During the civil rights and the post-civil rights era, it were the close family ties that the families enjoyed and which helped them to succeed in their endeavors to have equality and social acceptance in the society. The post-civil era has been marked by the election of the first African American man as the United States president. Throughout his reign, he has received the support and help of his family. This goes to show that the family is the strongest entity in the African American society. They live together, and irrespective of their backgrounds, they treat each other as family and help each other get through the rough times such as the colonial period and the Jim Craw era.

The family has helped to shape the sense of a communal black identity because of the values that guide them in their interactions with the society. Slavery was the most turbulent era of the African American society. There were harsh and inhumane living conditions and punishments for the slaves. Though the Americans did not provide them with the right amount or food and the standard shelter, the slaves often lived in close nit families and had an identity formed by the values that they held close to them. The family does not necessarily mean relatives to the African Americans. The family is a symbol of unity and prosperity amongst the blacks; it has formed a distinct culture and sense of belonging around this entity. The interactions between the African Americans  has led them to form bonds that help them get through the racial discrimination and racism triumphantly because they have a strong system of support on which to fall back; the family (Early, 2000).

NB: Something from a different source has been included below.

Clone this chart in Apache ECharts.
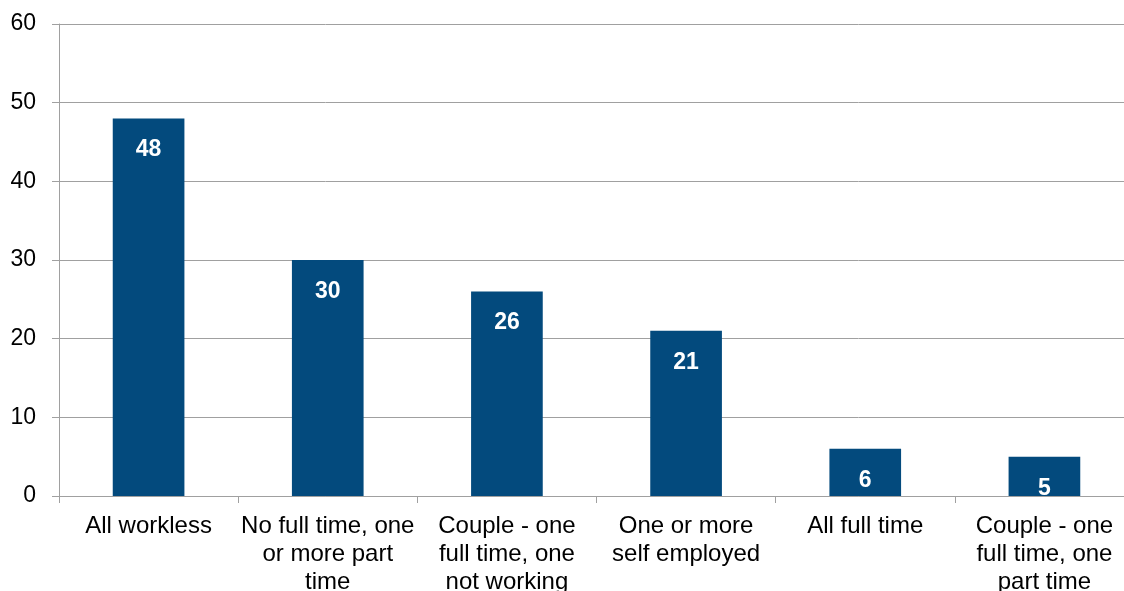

The black family is a discussion in the context of the development of the black community (Allen, 2000). There are mutual and interactive actions by the black institutions and the black community that helped them to successfully demand for equality and civil rights in the society. Other that offers a support system, the black family offers familial functions of socialization such as racial consciousness and economic functions. Black families have been vigilant in the effort to assist in the development of the black community and they have used the resources available to them efficiently.

The relationship between the black community and the black family is linear and has attributed to the quest and search for the social and economic equity in the society. The self-concept amongst the families has led to the creation of a black identity in the society. Although the concept of equity in society is within reach, the black family remains the strongest tool of survival for the African American society.